All that being said, I recognise that the way this system operated for many years was wholly unsatisfactory. It was beset by problems as the State sought to grapple with a large volume of asylum applications, something that this country was not used to. The previous Government made very important strides in improving the system and my colleague, Minister Stanton and I are totally committed to fully implementing our programme of reform, which our governments initiated for the protection process and the Direct Provision system. The landscape of our international protection process has radically changed for the better since we asked Justice McMahon and his expert group to report to us in 2015. I want to take this opportunity to place on the record my sincere gratitude to Mr Justice McMahon and all those who served on his expert group for their invaluable service to the State. 


All systems require continuous review and improvement. Minister Stanton and I are working with our Department officials and across government to continually enhance and develop the entire system so that the best possible set of facilities and services can be provided to those in our care. We have published three item-by-item accounts on our implementation of the recommendations in the Justice McMahon Report. The final report in July shows the very considerable progress made with 98% of the recommendations advised as being implemented in full or in progress. The commitment in the Programme for a Partnership Government to reforming the system, with a particular focus on families and children is further testament that Fine Gael and our partners in Governments are the ones pursuing meaningful reform throughout the protection process.  


The key recommendation underpinning the Justice McMahon Report was to address the length of time taken to process applications, which consequently leads to long stays in State provided accommodation. With the commencement of the International Protection Act 2015 on 31 December last, we now have a single application procedure. This is the biggest reform to our protection process in two decades. It means that an applicant will have all aspects of their claim, refugee status, subsidiary protection status, and permission to remain, examined and determined in one process. Our intention is to provide first instance decisions in the shortest possible timeframe.  

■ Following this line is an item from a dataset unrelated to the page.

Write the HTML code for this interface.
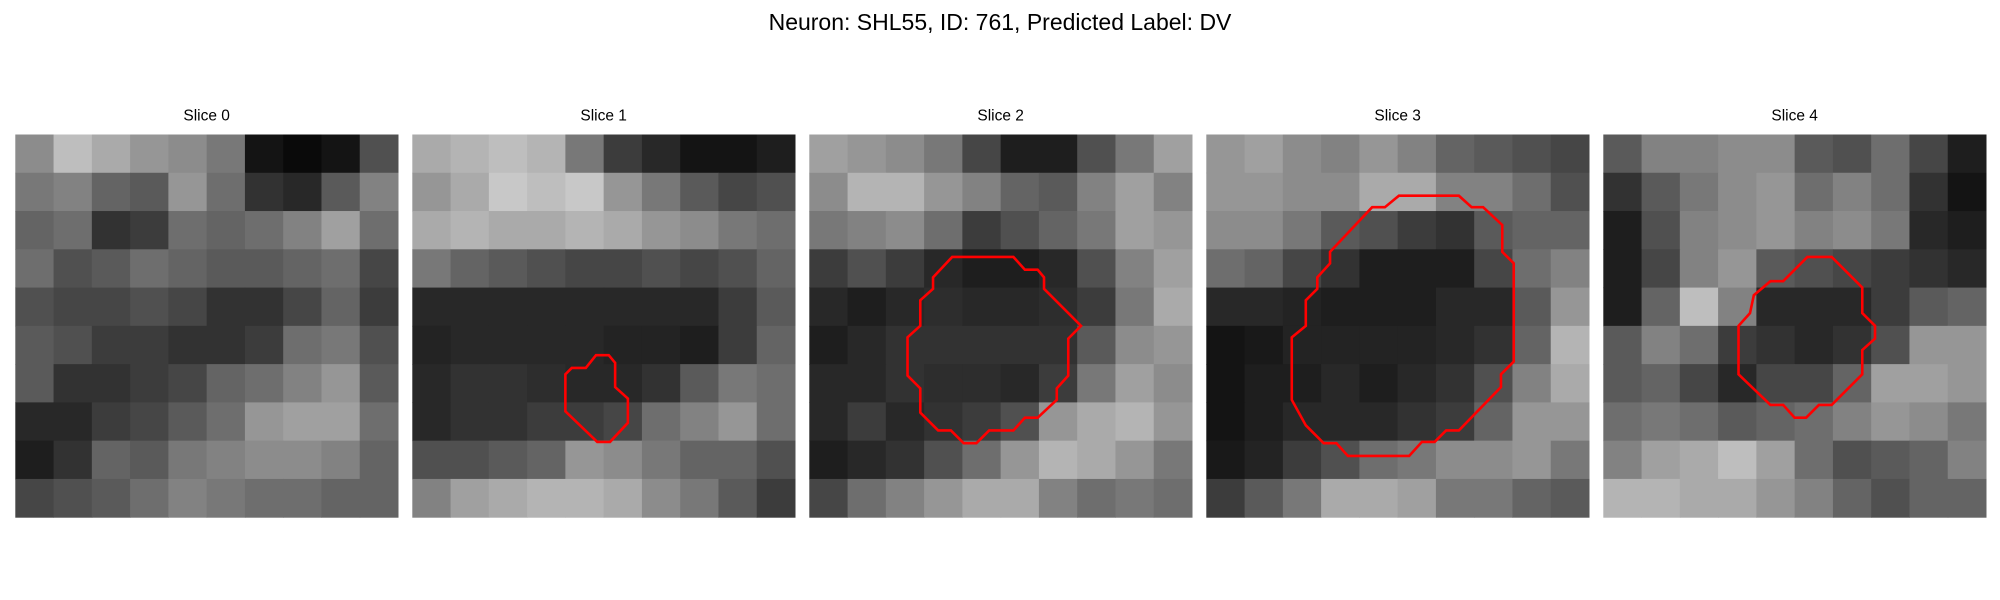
<!DOCTYPE html>
<html><head><meta charset="utf-8"><style>
body{margin:0;background:#fff;}
svg{display:block;font-family:"Liberation Sans","DejaVu Sans",sans-serif;}
</style></head><body>
<svg id="fig" width="2000" height="600" xmlns="http://www.w3.org/2000/svg">
<text x="1000" y="30" text-anchor="middle" font-size="23" fill="#000">Neuron: SHL55, ID: 761, Predicted Label: DV</text>
</svg>
<script>
const sliceTitles = ["Slice 0","Slice 1","Slice 2","Slice 3","Slice 4"];
const img0 = [
[140,190,170,150,140,120,20,10,20,80],
[120,130,100,90,150,110,50,40,90,130],
[100,110,50,60,110,100,110,130,160,110],
[110,80,90,110,100,90,90,100,110,70],
[80,70,70,80,70,50,50,70,100,60],
[90,80,60,60,50,50,60,110,120,80],
[90,50,50,60,70,100,110,130,150,90],
[40,40,60,70,90,110,150,160,160,110],
[30,50,100,90,120,130,140,140,130,100],
[70,80,90,110,130,120,110,110,100,100]];
const img1 = [
[170,180,190,180,120,60,40,20,20,30],
[150,170,200,190,200,150,120,90,70,80],
[170,180,170,170,180,170,150,140,120,110],
[120,100,90,80,70,70,80,70,80,100],
[40,40,40,40,40,40,40,40,60,90],
[35,40,40,40,40,35,35,30,60,100],
[40,50,50,45,40,40,50,90,120,110],
[40,50,50,60,60,70,110,130,150,110],
[80,80,90,100,150,140,120,100,100,80],
[130,160,170,180,180,170,140,120,90,60]];
const img2 = [
[160,150,140,120,70,30,30,80,120,160],
[140,180,180,150,130,100,90,130,160,130],
[120,130,140,110,60,80,100,120,160,150],
[60,80,60,40,30,30,40,80,130,160],
[40,30,40,45,40,40,45,60,120,170],
[30,40,50,50,50,50,50,90,140,150],
[40,40,50,45,45,40,60,120,160,140],
[40,60,40,50,60,80,150,170,180,150],
[30,40,50,80,110,150,180,170,150,120],
[70,110,130,150,170,170,130,110,120,110]];
const img3 = [
[150,160,140,130,150,130,100,90,80,70],
[150,150,140,140,170,170,130,130,110,80],
[140,140,120,90,80,60,50,90,100,100],
[110,100,70,50,30,30,30,70,110,130],
[40,40,35,30,30,30,40,40,90,150],
[20,25,35,35,35,35,40,50,100,180],
[20,30,30,40,30,40,50,80,130,170],
[20,30,40,40,40,50,60,100,150,150],
[25,35,60,80,110,120,140,140,150,120],
[60,90,120,170,170,160,120,120,100,90]];
const img4 = [
[90,130,130,140,140,90,80,110,70,30],
[50,90,120,140,150,110,130,110,50,20],
[30,80,130,140,150,130,140,120,40,30],
[30,70,130,150,90,80,70,60,50,40],
[30,100,190,130,40,40,40,60,90,100],
[90,130,110,60,50,40,50,80,150,150],
[90,100,70,40,70,70,100,160,160,150],
[110,120,110,90,100,110,130,150,140,120],
[130,160,170,190,160,110,80,90,100,130],
[180,180,170,170,150,130,100,80,100,100]];
const images = [img0,img1,img2,img3,img4];
// contours in image pixel units (0..30)
const contour1 = [[14.4,17.3],[15.4,17.3],[15.9,17.9],[15.9,19.8],[16.9,20.7],[16.9,22.6],[15.5,24.1],[14.5,24.1],[12.0,21.7],[12.0,18.8],[12.5,18.3],[13.6,18.3]];
const contour2 = [[11.2,9.6],[16.0,9.6],[16.9,10.6],[17.9,10.6],[18.4,11.2],[18.4,12.1],[21.3,15.0],[20.3,16.0],[20.3,18.9],[19.4,19.9],[19.4,20.8],[17.9,22.2],[16.9,22.2],[16.0,23.2],[14.1,23.2],[13.1,24.2],[12.1,24.2],[11.1,23.2],[10.1,23.2],[8.7,21.8],[8.7,19.9],[7.7,18.9],[7.7,15.9],[8.7,15.0],[8.7,13.0],[9.7,12.1],[9.7,11.2]];
const contour3 = [[15.1,4.8],[19.8,4.8],[20.8,5.7],[21.7,5.7],[23.2,7.1],[23.2,9.2],[24.1,10.1],[24.1,17.8],[23.1,18.8],[23.1,19.8],[19.8,23.2],[18.8,23.2],[17.9,24.1],[16.9,24.1],[15.9,25.2],[11.1,25.2],[10.2,24.2],[9.2,24.2],[7.8,22.8],[6.7,20.8],[6.7,15.9],[7.8,15.0],[7.8,13.0],[8.7,12.1],[8.7,11.2],[9.7,10.1],[9.7,9.2],[13.0,5.7],[14.0,5.7]];
const contour4 = [[16.0,9.6],[17.9,9.6],[20.3,12.0],[20.3,14.0],[21.3,15.0],[21.3,16.0],[20.3,16.9],[20.3,18.8],[17.9,21.2],[16.9,21.2],[15.9,22.2],[15.0,22.2],[14.1,21.2],[13.1,21.2],[10.6,18.8],[10.6,15.0],[11.5,14.0],[11.8,12.6],[13.1,11.5],[14.1,11.5]];
const contours = [null,contour1,contour2,contour3,contour4];

const NS="http://www.w3.org/2000/svg";
const svg=document.getElementById('fig');
const panelX0=15.3, panelStep=397.0, panelY=134.5, panelSize=382.7, imgUnits=30;
function sx(p,u){return panelX0+p*panelStep+u/imgUnits*panelSize;}
function sy(u){return panelY+u/imgUnits*panelSize;}
images.forEach((img,p)=>{
  const g=document.createElementNS(NS,'g');
  
  
  svg.appendChild(g);
  const t=document.createElementNS(NS,'text');
  
  
  t.setAttribute('x',sx(p,15));t.setAttribute('y',panelY-14);
  t.setAttribute('text-anchor','middle');t.setAttribute('font-size','15.5');
  t.textContent=sliceTitles[p];g.appendChild(t);
  const n=img.length, cu=imgUnits/n;
  img.forEach((row,r)=>row.forEach((v,c)=>{
    const rc=document.createElementNS(NS,'rect');
    
    
    const x0=sx(p,c*cu), x1=sx(p,(c+1)*cu), y0=sy(r*cu), y1=sy((r+1)*cu);
    rc.setAttribute('x',x0);rc.setAttribute('y',y0);
    rc.setAttribute('width',x1-x0+0.5);rc.setAttribute('height',y1-y0+0.5);
    rc.setAttribute('fill','rgb('+v+','+v+','+v+')');
    g.appendChild(rc);
  }));
  const ct=contours[p];
  if(ct){
    const pl=document.createElementNS(NS,'polygon');
    
    
    pl.setAttribute('points',ct.map(q=>sx(p,q[0])+','+sy(q[1])).join(' '));
    pl.setAttribute('fill','none');pl.setAttribute('stroke','#ff0000');
    pl.setAttribute('stroke-width','2.6');pl.setAttribute('stroke-linejoin','miter');
    g.appendChild(pl);
  }
});
</script>
</body></html>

I have put in place significant additional resources to facilitate this, both at first instance and appeal level and I expect further resources to be assigned in the coming period. The landscape of processing and delay has substantially changed. When the Justice McMahon Report was published in 2015, 36% of applicants were in the Direct Provision system for three years or less. This figure is now 72%, which represents a radical improvement and we continue to work very hard to improve things more. There is no complacency.  

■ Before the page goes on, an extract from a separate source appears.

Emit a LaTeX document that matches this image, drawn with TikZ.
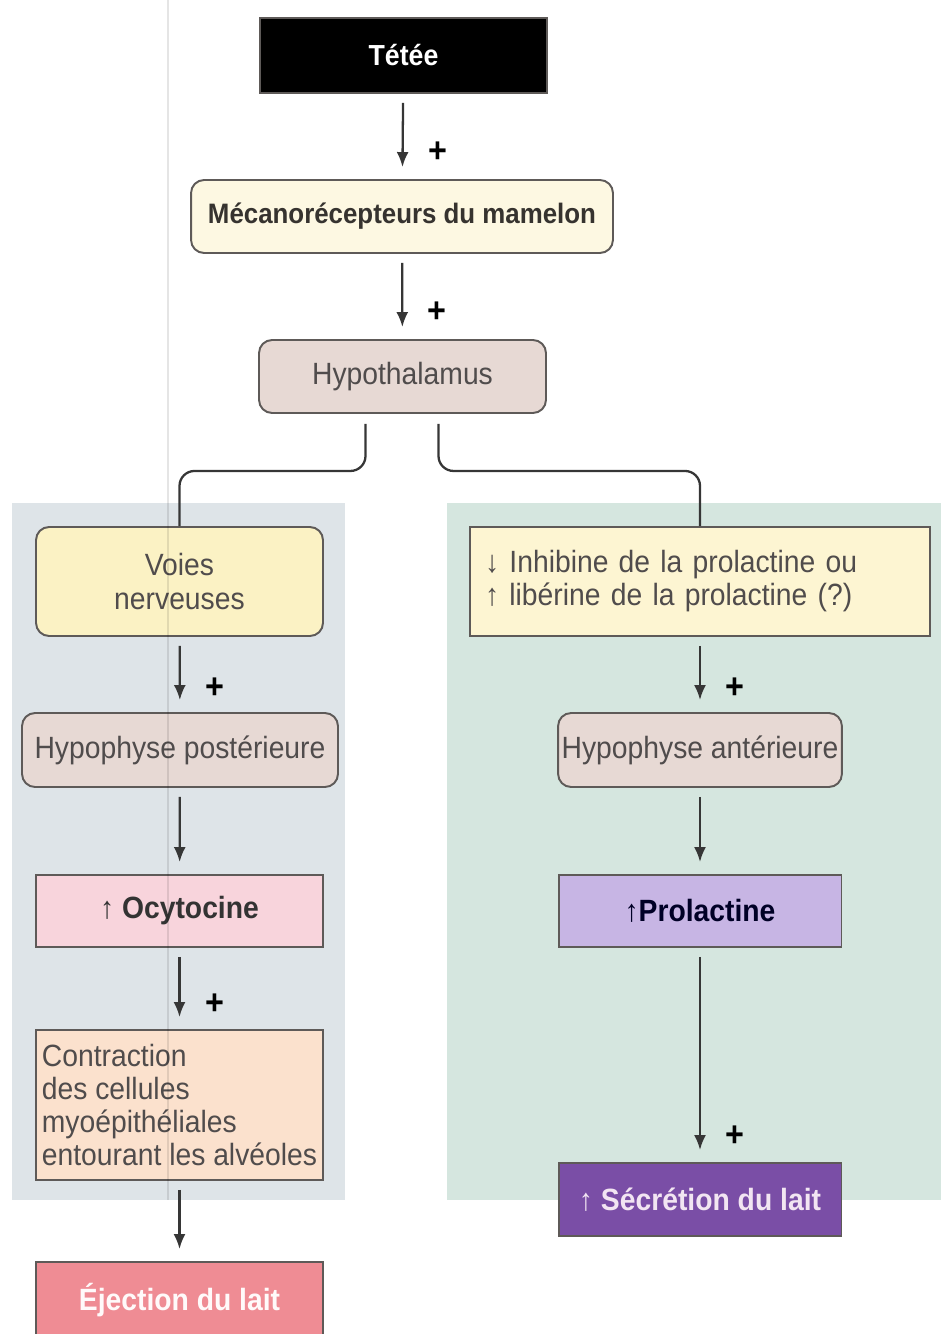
\documentclass[tikz,border=0pt]{standalone}
\usepackage{fontspec}
\setmainfont{Liberation Sans}[FakeStretch=0.92]
\usetikzlibrary{arrows.meta,positioning,calc}
\usepackage{xcolor}
\definecolor{boxline}{HTML}{5E5A58}
\definecolor{arrowgray}{HTML}{363636}
\definecolor{textgray}{HTML}{504C4C}
\definecolor{leftpanel}{HTML}{DEE4E8}
\definecolor{rightpanel}{HTML}{D5E6DF}
\definecolor{cream}{HTML}{FDF8E2}
\definecolor{paleyellow}{HTML}{FBF2C4}
\definecolor{paleyellowb}{HTML}{FDF5D2}
\definecolor{rosegray}{HTML}{E7D9D4}
\definecolor{palepink}{HTML}{F8D4DC}
\definecolor{lavender}{HTML}{C7B5E4}
\definecolor{peach}{HTML}{FBE1CD}
\definecolor{deeppurple}{HTML}{7A4EA6}
\definecolor{salmon}{HTML}{EF8C94}
\newcommand{\mainsize}{\fontsize{17.5}{18.8}\selectfont}
\newcommand{\plussize}{\fontsize{20}{20}\selectfont}
\tikzset{
  box/.style    = {rectangle, draw=boxline, line width=1.1pt, text centered,
                   font=\mainsize, text=textgray, inner sep=2pt},
  rbox/.style   = {box, rounded corners=0.26cm},
  hbox/.style   = {box, font=\mainsize\bfseries},
  arr/.style    = {-{Latex[length=0.3cm,width=0.24cm]}, line width=1.3pt,
                   draw=arrowgray, shorten <=0.18cm, shorten >=0.24cm},
  branch/.style = {line width=1.3pt, draw=arrowgray, rounded corners=0.3cm},
  plus/.style   = {font=\plussize\bfseries, text=black, xshift=0.7cm},
}

\begin{document}
\begin{tikzpicture}[x=0.02cm, y=-0.02cm]
\useasboundingbox (0,0) rectangle (941,1334);

%% panels
\fill[leftpanel]  (12,503)  rectangle (345,1200);
\fill[rightpanel] (447,503) rectangle (941,1200);

%% top chain
\node[hbox, fill=black, text=white, font=\fontsize{16.5}{19}\selectfont\bfseries,
      minimum width=5.74cm, minimum height=1.5cm] (tetee) at (403.5,55.5) {Tétée};
\node[rbox, fill=cream, text=black!85!yellow!60!black, font=\fontsize{16}{19}\selectfont\bfseries,
      minimum width=8.44cm, minimum height=1.46cm] (meca) at (402,216.5) {Mécanorécepteurs du mamelon};
\node[rbox, fill=rosegray, minimum width=5.74cm, minimum height=1.46cm]
  (hypo) at (402.5,376.5) {Hypothalamus};

%% left branch
\node[rbox, fill=paleyellow, align=center, minimum width=5.74cm, minimum height=2.18cm]
  (voies) at (179.5,581.5) {Voies\\nerveuses};
\node[rbox, fill=rosegray, minimum width=6.32cm, minimum height=1.48cm]
  (hpost) at (180,750) {Hypophyse postérieure};
\node[hbox, fill=palepink, text=black!80, minimum width=5.74cm, minimum height=1.44cm]
  (ocyto) at (179.5,911) {↑ Ocytocine};
\node[box, fill=peach, align=left, minimum width=5.74cm, minimum height=3.0cm]
  (contr) at (179.5,1105) {Contraction\\des cellules\\myoépithéliales\\entourant les alvéoles};
\node[hbox, fill=salmon, text=white!92!pink, minimum width=5.74cm, minimum height=1.52cm]
  (eject) at (179.5,1300) {Éjection du lait};

%% right branch
\node[box, fill=paleyellowb, align=left, text width=8.6cm, inner xsep=0.3cm,
      minimum height=2.18cm] (inhib) at (700,581.5)
  {↓ Inhibine de la prolactine ou\\↑ libérine de la prolactine (?)};
\node[rbox, fill=rosegray, minimum width=5.66cm, minimum height=1.48cm]
  (hant) at (700,750) {Hypophyse antérieure};
\node[hbox, fill=lavender, text=black!75!blue!60!black, minimum width=5.66cm, minimum height=1.44cm]
  (prol) at (700,911) {↑Prolactine};
\node[hbox, fill=deeppurple, text=white!90!violet, minimum width=5.66cm, minimum height=1.46cm]
  (secr) at (700,1199.5) {↑ Sécrétion du lait};

%% arrows
\draw[arr] (tetee) -- node[plus, pos=0.69] {+} (meca);
\draw[arr] (meca)  -- node[plus, pos=0.68] {+} (hypo);
\draw[branch] ($(hypo.south)+(-37,10)$) -- ++(0,47) -| (voies.north);
\draw[branch] ($(hypo.south)+(36,10)$)  -- ++(0,47) -| (inhib.north);

\draw[arr] (voies) -- node[plus, pos=0.68] {+} (hpost);
\draw[arr] (hpost) -- (ocyto);
\draw[arr] (ocyto) -- node[plus, pos=0.69] {+} (contr);
\draw[arr] (contr) -- (eject);

\draw[arr] (inhib) -- node[plus, pos=0.68] {+} (hant);
\draw[arr] (hant)  -- (prol);
\draw[arr] (prol)  -- node[plus, pos=0.88] {+} (secr);

%% fold in the page
\draw[black, opacity=0.1, line width=0.8pt] (168,0) -- (168,1200);

\end{tikzpicture}
\end{document}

Substantial reforms to the living conditions of applicants who are provided with shelter, accommodation and services in the centres have also been made. Most significantly, in the Mosney Centre we have established a Food Hall where residents can obtain appropriate food which in turn they can cook in their own homes. On a visit to Mosney for the Friends of the Centre Family Day in July, Justice McMahon praised the centre, saying it provided a template for other Direct Provision centres to follow. Cooking facilities have also been provided in centres such as Kinsale Road, Clonakilty and Millstreet, in Cork and St. Patrick’s in Monaghan to enable individual families to cook for themselves. This is an important part of everyday family life and, indeed, it is particularly important for families and I am very conscious of children in this regard. An increase to the disposable income for adults and children living in Direct Provision was provided in August. Since the Justice McMahon Report, we have more than doubled the weekly rate of Direct Provision Allowance for children. Adults who will soon have access to the labour market will also see their capacity for economic independence enhanced in line with the finding of the Supreme Court.  


Residents have also been given access to the services of the Ombudsman and the Ombudsman for Children, which is a very important step forward.  

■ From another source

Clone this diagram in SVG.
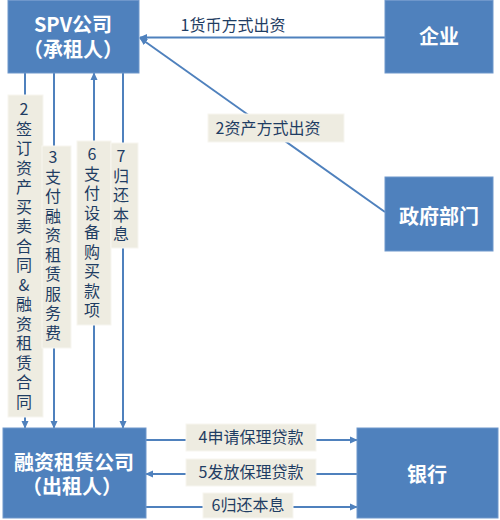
<svg xmlns="http://www.w3.org/2000/svg" width="500" height="520" viewBox="0 0 500 520">
<style>
.box{fill:#4F81BD;stroke:#6F97CB;stroke-width:1}
.bt{fill:#fff;font-family:'Noto Sans CJK SC',sans-serif;font-weight:bold;font-size:20px;text-anchor:middle}
.ln{stroke:#4F81BD;stroke-width:2;fill:none}
.lb{fill:#EEECE1;stroke:#F7F6F0;stroke-width:1}
.lt{fill:#1F3D63;font-family:'Noto Sans CJK SC',sans-serif;font-size:16px;text-anchor:middle}
.vt{fill:#1F3D63;font-family:'Noto Sans CJK SC',sans-serif;font-size:16px;writing-mode:vertical-rl;text-orientation:upright;letter-spacing:3.5px}
</style>
<defs>
<marker id="ah" viewBox="0 0 10 10" markerWidth="8" markerHeight="8" refX="9" refY="5" orient="auto-start-reverse" markerUnits="userSpaceOnUse">
<path d="M0,0.5 L10,5 L0,9.5 z" fill="#4F81BD"/>
</marker>
</defs>
<rect width="500" height="520" fill="#fff"/>
<g id="connectors">
<line class="ln" x1="385" y1="37.5" x2="140" y2="37.5" marker-end="url(#ah)"/>
<line class="ln" x1="385" y1="212" x2="140" y2="38" marker-end="url(#ah)"/>
<line class="ln" x1="25" y1="73" x2="25" y2="428" marker-end="url(#ah)"/>
<line class="ln" x1="54" y1="73" x2="54" y2="428" marker-end="url(#ah)"/>
<line class="ln" x1="94" y1="428" x2="94" y2="73" marker-end="url(#ah)"/>
<line class="ln" x1="123" y1="73" x2="123" y2="428" marker-end="url(#ah)"/>
<line class="ln" x1="146" y1="440" x2="357" y2="440" marker-end="url(#ah)"/>
<line class="ln" x1="357" y1="474" x2="146" y2="474" marker-end="url(#ah)"/>
<line class="ln" x1="146" y1="507" x2="357" y2="507" marker-end="url(#ah)"/>
<text class="lt" x="233" y="31">1货币方式出资</text>
<rect class="lb" x="208" y="114" width="136" height="28"/>
<text class="lt" x="268" y="134">2资产方式出资</text>
<rect class="lb" x="8" y="95" width="35" height="322"/>
<text class="vt" x="24" y="101">2签订资产买卖合同&amp;融资租赁合同</text>
<rect class="lb" x="42" y="146" width="29" height="202"/>
<text class="vt" x="53" y="149">3支付融资租赁服务费</text>
<rect class="lb" x="77" y="141" width="34" height="184"/>
<text class="vt" x="92" y="146">6支付设备购买款项</text>
<rect class="lb" x="111" y="143" width="27" height="105"/>
<text class="vt" x="121" y="148">7归还本息</text>
<rect class="lb" x="186" y="424" width="130" height="27"/>
<text class="lt" x="251" y="443">4申请保理贷款</text>
<rect class="lb" x="186" y="459" width="130" height="27"/>
<text class="lt" x="251" y="478">5发放保理贷款</text>
<rect class="lb" x="203" y="493" width="90" height="25"/>
<text class="lt" x="248" y="511">6归还本息</text>
</g>
<g id="spv">
<rect class="box" x="8" y="0.5" width="131" height="72.5"/>
<text class="bt" x="73" y="32">SPV公司</text>
<text class="bt" x="73" y="57">（承租人）</text>
</g>
<g id="qiye">
<rect class="box" x="385" y="0.5" width="108" height="72.5"/>
<text class="bt" x="439" y="44">企业</text>
</g>
<g id="zhengfu">
<rect class="box" x="385" y="177" width="108" height="74"/>
<text class="bt" x="439" y="224">政府部门</text>
</g>
<g id="zulin">
<rect class="box" x="3" y="428" width="143" height="90"/>
<text class="bt" x="74" y="470">融资租赁公司</text>
<text class="bt" x="72" y="494">（出租人）</text>
</g>
<g id="bank">
<rect class="box" x="357" y="428" width="141" height="90"/>
<text class="bt" x="427" y="482">银行</text>
</g>
</svg>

There has been a great deal of criticism of Direct Provision over the years. Much of it has been warranted and many experts have engaged constructively with Judge McMahon to deliver real improvements. However, some criticism has not been warranted. All States have to set and implement rules about people coming to the State. Asylum seekers must apply for international protection status under international law on defined grounds. When an asylum seeker comes to Ireland seeking international protection status, they enter a legal process and it is during this time that we offer Direct Provision to those who choose to avail of it. 

Alongside the asylum process, we have significant commitments to welcoming refugees fleeing harrowing conflict in Syria and other regions. Refugees who come to Ireland under the Irish Refugee Protection Programme are initially provided with shelter at Emergency Reception and Orientation Centres (EROCs).  

Regrettably we have been experiencing some difficulties in identifying suitable Centres. My officials, who work in this area on a daily basis, are of the view that the blunt condemnations of the system of shelter is acting as a serious disincentive for people coming forward to offer their properties for rent to the state. This means that vulnerable refugees that we have already screened to come here under resettlement or relocation may remain in camps abroad this winter. That would be a very regrettable situation. My Department will shortly be publishing a call for tenders for the provision and management of EROCs and I would like all members of the House to assist in identifying any suitable locations they may be familiar with and to encourage possible applicants to tender.  


I am also very open to following the European model and inviting NGOs who are active in this area to focus their coalitions towards providing practical support and positively responding to one of our open calls, for which have designated funding, to run a Direct Provision centre. Seventeen years on and three years into the current crisis, we are unique amongst the EU Member States in this regard in that it is solely the State that offers this shelter and support. I understand that one NGO/housing association partnership has recently expressed some interest in exploring the possibility of becoming involved in this area. I very much welcome this initiative and would encourage others to think along similar lines. If you want to affect your changes in this area, what we need are practical partnerships and constructive engagement to deliver tangible supports,. The management of a centre by an NGO or NGO grouping would provide an opportunity to embed the type of ethos NGOs may wish to see implemented, funded of course by the Irish taxpayer from State resources. , To NGOs, I say: I would welcome that cooperation that is the bedrock of so many other countries’ humanitarian response. 


I look forward to hearing the contributions of Senators to this debate. While I appreciate that this is an emotive topic, what we need are constructive solutions. I urge colleagues to be mindful of the possible impact of their statements, particularly in respect of reinforcing negative stereotypes in respect of asylum seekers. It is important that Members are accurate in their statements and acknowledge the context both in Ireland and internationally. 


I would again emphasise the urgent need for greater accommodation supply. I want to reiterate my absolute commitment to ensuring the McMahon Report is implemented and that we operate a humanitarian system that upholds and respects the law and human dignity.